[Stored items]
/---
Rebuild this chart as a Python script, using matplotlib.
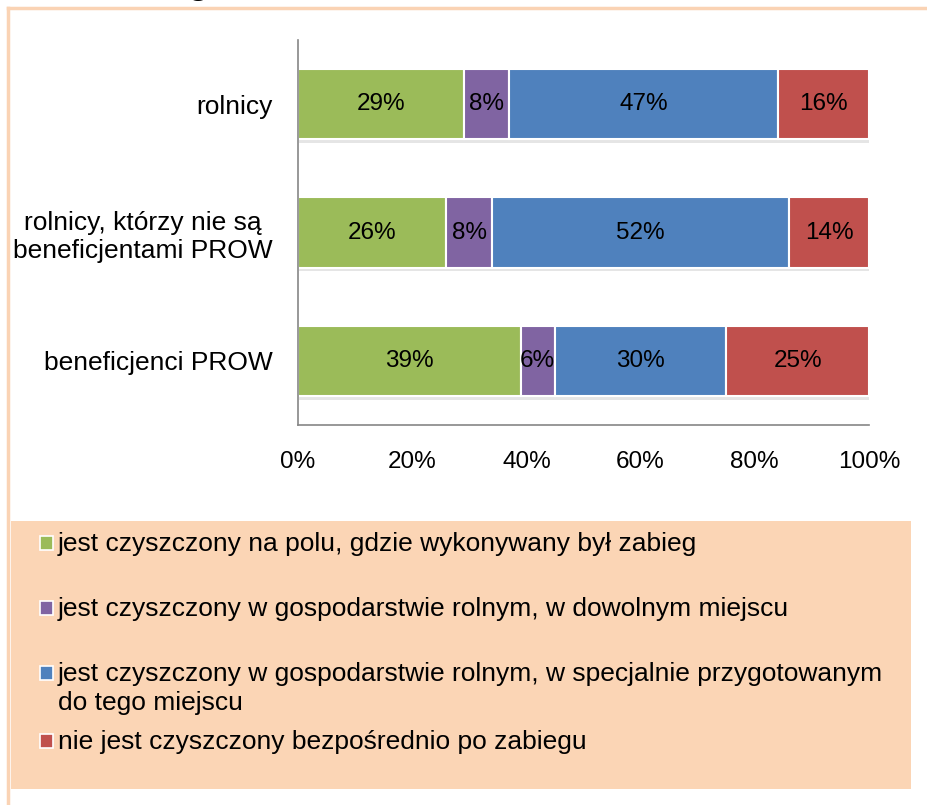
import matplotlib.pyplot as plt
import matplotlib.patheffects as pe
from matplotlib.patches import Rectangle
from matplotlib.lines import Line2D

plt.rcParams['font.family'] = ['Liberation Sans', 'DejaVu Sans']

# data (top row first)
categories = ['rolnicy', 'rolnicy, którzy nie są\nbeneficjentami PROW', 'beneficjenci PROW']
series = [
    'jest czyszczony na polu, gdzie wykonywany był zabieg',
    'jest czyszczony w gospodarstwie rolnym, w dowolnym miejscu',
    'jest czyszczony w gospodarstwie rolnym, w specjalnie przygotowanym\ndo tego miejscu',
    'nie jest czyszczony bezpośrednio po zabiegu',
]
values = [
    [29, 26, 39],
    [8, 8, 6],
    [47, 52, 30],
    [16, 14, 25],
]
colors = ['#9BBB59', '#8064A2', '#4F81BD', '#C0504D']
xticks = [0, 20, 40, 60, 80, 100]

fig = plt.figure(figsize=(9.28, 8.05), dpi=100)

# orange frame around the slide area
fig.add_artist(Line2D([0.0086, 1.0], [0.990, 0.990], color='#FAD3B4', lw=2.5))
fig.add_artist(Line2D([0.0086, 0.0086], [0.0, 0.990], color='#FAD3B4', lw=2.5))

# title cut off by the top edge, only the descender shows
fig.text(0.213, 1.010, 'g', fontsize=30, ha='center', va='baseline')

ax = fig.add_axes([0.3211, 0.472, 0.6153, 0.4783])

ypos = [2, 1, 0]
left = [0, 0, 0]
shadow = [pe.SimplePatchShadow(offset=(1, -2.5), shadow_rgbFace='#8c8c8c', alpha=0.22), pe.Normal()]
for vals, col in zip(values, colors):
    bars = ax.barh(ypos, vals, left=left, height=0.55, color=col,
                   edgecolor='white', linewidth=1.5)
    for b in bars:
        b.set_path_effects(shadow)
    for y, v, l in zip(ypos, vals, left):
        ax.text(l + v / 2, y, f'{v}%', ha='center', va='center', fontsize=17.5)
    left = [l + v for l, v in zip(left, vals)]

ax.set_xlim(0, 100)
ax.set_ylim(-0.5, 2.5)
ax.set_xticks(xticks)
ax.set_xticklabels([f'{t}%' for t in xticks], fontsize=17.5)
ax.set_yticks(ypos)
ax.set_yticklabels(categories, fontsize=19, multialignment='center')
ax.tick_params(axis='x', length=0, pad=19)
ax.tick_params(axis='y', length=0, pad=18)
for s in ['top', 'right']:
    ax.spines[s].set_visible(False)
for s in ['left', 'bottom']:
    ax.spines[s].set_color('#868686')
    ax.spines[s].set_linewidth(1.2)

# legend box
fig.add_artist(Rectangle((0.0119, 0.0199), 0.970, 0.333, transform=fig.transFigure,
                         facecolor='#FBD5B5', edgecolor='none'))
W, H = 928.0, 805.0
for i, (lab, col) in enumerate(zip(series, colors)):
    yc = 543 + 65 * i + (3 if i == 3 else 0)
    fig.add_artist(Rectangle((40 / W, 1 - (yc + 7) / H), 13 / W, 14 / H,
                             transform=fig.transFigure, facecolor=col,
                             edgecolor='white', linewidth=1.2))
    fig.text(58 / W, 1 - (yc - 11) / H, lab, fontsize=19, ha='left', va='top',
             linespacing=1.25)

plt.savefig('out.png', dpi=100)
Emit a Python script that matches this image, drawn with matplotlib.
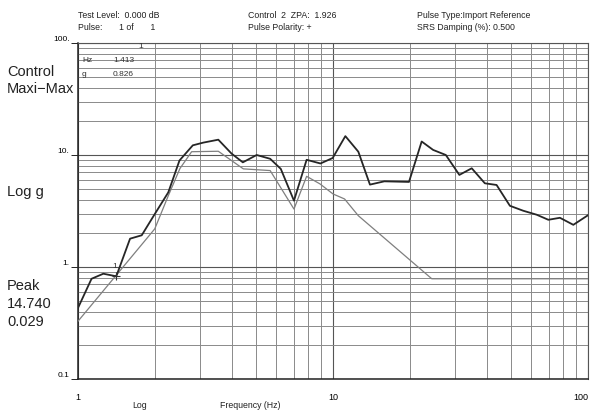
import numpy as np
import matplotlib
matplotlib.use("Agg")
import matplotlib.pyplot as plt
from matplotlib.ticker import LogLocator, NullFormatter, FixedLocator, FixedFormatter

plt.rcParams['font.family'] = ['Liberation Sans', 'DejaVu Sans']

# control (black) SRS curve
ctrl_freq = [1.0, 1.13, 1.257, 1.413, 1.6, 1.778, 2.0, 2.26, 2.5, 2.82, 3.1, 3.55,
             4.0, 4.43, 5.02, 5.67, 6.24, 7.03, 7.88, 8.93, 9.97, 11.18, 12.57,
             13.96, 15.9, 19.86, 22.27, 24.7, 27.7, 31.3, 35.0, 39.4, 43.8, 49.4,
             55.7, 62.9, 69.9, 77.6, 87.6, 100.0]
ctrl_g = [0.431, 0.785, 0.871, 0.826, 1.79, 1.92, 2.97, 4.64, 8.93, 12.2, 12.9, 13.7,
          10.3, 8.6, 10.0, 9.25, 7.52, 3.91, 9.06, 8.4, 9.4, 14.74, 10.7,
          5.44, 5.82, 5.75, 13.2, 11.1, 10.0, 6.64, 7.61, 5.59, 5.4, 3.52,
          3.18, 2.93, 2.64, 2.75, 2.38, 2.9]

# reference (gray) curve
ref_freq = [1.0, 2.0, 2.26, 2.51, 2.79, 3.55, 4.45, 5.67, 7.03, 7.88, 8.89, 10.0,
            11.1, 12.57, 24.4, 100.0]
ref_g = [0.328, 2.19, 4.33, 7.57, 10.7, 10.8, 7.52, 7.26, 3.29, 6.45, 5.52, 4.49,
         4.05, 2.87, 0.785, 0.785]

cursor_hz = 1.413
cursor_g = 0.826

y_ticks = [0.1, 1, 10, 100]
y_labels = ['0.1', '1.', '10.', '100.']
x_ticks = [1, 10, 100]
x_labels = ['1', '10', '100']

fig = plt.figure(figsize=(5.9, 4.12), dpi=100)
ax = fig.add_axes([78/590, 33/412, 510/590, 336/412])
ax.set_xscale('log')
ax.set_yscale('log')
ax.set_xlim(1, 100)
ax.set_ylim(0.1, 100)

# grid
ax.xaxis.set_minor_locator(LogLocator(base=10, subs=np.arange(2, 10)))
ax.yaxis.set_minor_locator(LogLocator(base=10, subs=np.arange(2, 10)))
ax.xaxis.set_minor_formatter(NullFormatter())
ax.yaxis.set_minor_formatter(NullFormatter())
ax.grid(True, which='major', color='#555555', lw=0.8)
ax.grid(True, which='minor', color='#8a8a8a', lw=0.7)

ax.plot(ref_freq, ref_g, color='#7f7f7f', lw=0.9, zorder=3)
ax.plot(ctrl_freq, ctrl_g, color='#262626', lw=1.3, zorder=4)

# cursor
ax.plot([cursor_hz], [cursor_g], marker='+', color='#333333', ms=6, mew=0.8, zorder=5)
ax.annotate('1', (cursor_hz, cursor_g), xytext=(-3, 6), textcoords='offset points',
            fontsize=6, color='#333333')

ax.yaxis.set_major_locator(FixedLocator(y_ticks))
ax.yaxis.set_major_formatter(FixedFormatter(y_labels))
ax.xaxis.set_major_locator(FixedLocator(x_ticks))
ax.xaxis.set_major_formatter(FixedFormatter(x_labels))
ax.tick_params(axis='y', which='major', length=5, width=0.6, labelsize=6, pad=1)
ax.tick_params(axis='x', which='major', length=0, labelsize=6.5, pad=10)
ax.tick_params(which='minor', length=0)
for lab in ax.get_yticklabels():
    lab.set_va('bottom')
ax.get_xticklabels()[-1].set_ha('right')

for side in ['left', 'bottom']:
    ax.spines[side].set_linewidth(1.1)
    ax.spines[side].set_color('#222222')
for side in ['top', 'right']:
    ax.spines[side].set_linewidth(0.8)
    ax.spines[side].set_color('#555555')

# cursor readout inside the plot
ax.text(60/510, 1 - 7/336, '1', transform=ax.transAxes, fontsize=6, va='bottom', color='#333333')
ax.text(4/510, 1 - 18/336, 'Hz', transform=ax.transAxes, fontsize=6, va='center', color='#333333')
ax.text(35/510, 1 - 18/336, '1.413', transform=ax.transAxes, fontsize=6, va='center', color='#333333')
ax.text(4/510, 1 - 31/336, 'g', transform=ax.transAxes, fontsize=6, va='center', color='#333333')
ax.text(35/510, 1 - 32/336, '0.826', transform=ax.transAxes, fontsize=6, va='center', color='#333333')

# header
hdr = dict(fontsize=6.3, color='#222222', va='center')
fig.text(78/590, 1 - 16/412, 'Test Level:  0.000 dB', **hdr)
fig.text(78/590, 1 - 28/412, 'Pulse:       1 of       1', **hdr)
fig.text(248/590, 1 - 16/412, 'Control  2  ZPA:  1.926', **hdr)
fig.text(248/590, 1 - 28/412, 'Pulse Polarity: +', **hdr)
fig.text(417/590, 1 - 16/412, 'Pulse Type:Import Reference', **hdr)
fig.text(417/590, 1 - 28/412, 'SRS Damping (%): 0.500', **hdr)

# left side labels
side = dict(fontsize=10.5, color='#222222', va='center')
fig.text(7/590, 1 - 72/412, 'Control', **side)
fig.text(7/590, 1 - 89/412, 'Maxi\u2212Max', **side)
fig.text(7/590, 1 - 192/412, 'Log g', **side)
fig.text(7/590, 1 - 286/412, 'Peak', **side)
fig.text(7/590, 1 - 304/412, '14.740', **side)
fig.text(7/590, 1 - 322/412, '0.029', **side)

# bottom labels
fig.text(140/590, 1 - 406/412, 'Log', fontsize=6.3, color='#222222', va='center', ha='center')
fig.text(250/590, 1 - 406/412, 'Frequency (Hz)', fontsize=6.3, color='#222222', va='center', ha='center')

fig.savefig('out.png', dpi=100)
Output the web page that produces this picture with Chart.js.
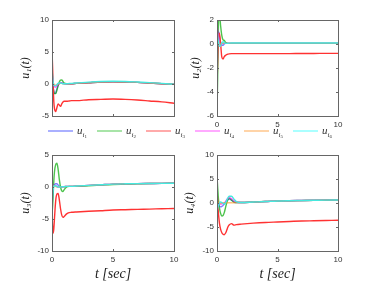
\---
» Brief: Only the lines between the line with "Emit a Python" and the line with "ax.set_ylim(0.1, 100)", inclusive, should be reproduced, exactly as written and without pictures.

» Output for this exercise:
Emit a Python script that matches this image, drawn with matplotlib.
import numpy as np
import matplotlib
matplotlib.use("Agg")
import matplotlib.pyplot as plt
from matplotlib.ticker import LogLocator, NullFormatter, FixedLocator, FixedFormatter

plt.rcParams['font.family'] = ['Liberation Sans', 'DejaVu Sans']

# control (black) SRS curve
ctrl_freq = [1.0, 1.13, 1.257, 1.413, 1.6, 1.778, 2.0, 2.26, 2.5, 2.82, 3.1, 3.55,
             4.0, 4.43, 5.02, 5.67, 6.24, 7.03, 7.88, 8.93, 9.97, 11.18, 12.57,
             13.96, 15.9, 19.86, 22.27, 24.7, 27.7, 31.3, 35.0, 39.4, 43.8, 49.4,
             55.7, 62.9, 69.9, 77.6, 87.6, 100.0]
ctrl_g = [0.431, 0.785, 0.871, 0.826, 1.79, 1.92, 2.97, 4.64, 8.93, 12.2, 12.9, 13.7,
          10.3, 8.6, 10.0, 9.25, 7.52, 3.91, 9.06, 8.4, 9.4, 14.74, 10.7,
          5.44, 5.82, 5.75, 13.2, 11.1, 10.0, 6.64, 7.61, 5.59, 5.4, 3.52,
          3.18, 2.93, 2.64, 2.75, 2.38, 2.9]

# reference (gray) curve
ref_freq = [1.0, 2.0, 2.26, 2.51, 2.79, 3.55, 4.45, 5.67, 7.03, 7.88, 8.89, 10.0,
            11.1, 12.57, 24.4, 100.0]
ref_g = [0.328, 2.19, 4.33, 7.57, 10.7, 10.8, 7.52, 7.26, 3.29, 6.45, 5.52, 4.49,
         4.05, 2.87, 0.785, 0.785]

cursor_hz = 1.413
cursor_g = 0.826

y_ticks = [0.1, 1, 10, 100]
y_labels = ['0.1', '1.', '10.', '100.']
x_ticks = [1, 10, 100]
x_labels = ['1', '10', '100']

fig = plt.figure(figsize=(5.9, 4.12), dpi=100)
ax = fig.add_axes([78/590, 33/412, 510/590, 336/412])
ax.set_xscale('log')
ax.set_yscale('log')
ax.set_xlim(1, 100)
ax.set_ylim(0.1, 100)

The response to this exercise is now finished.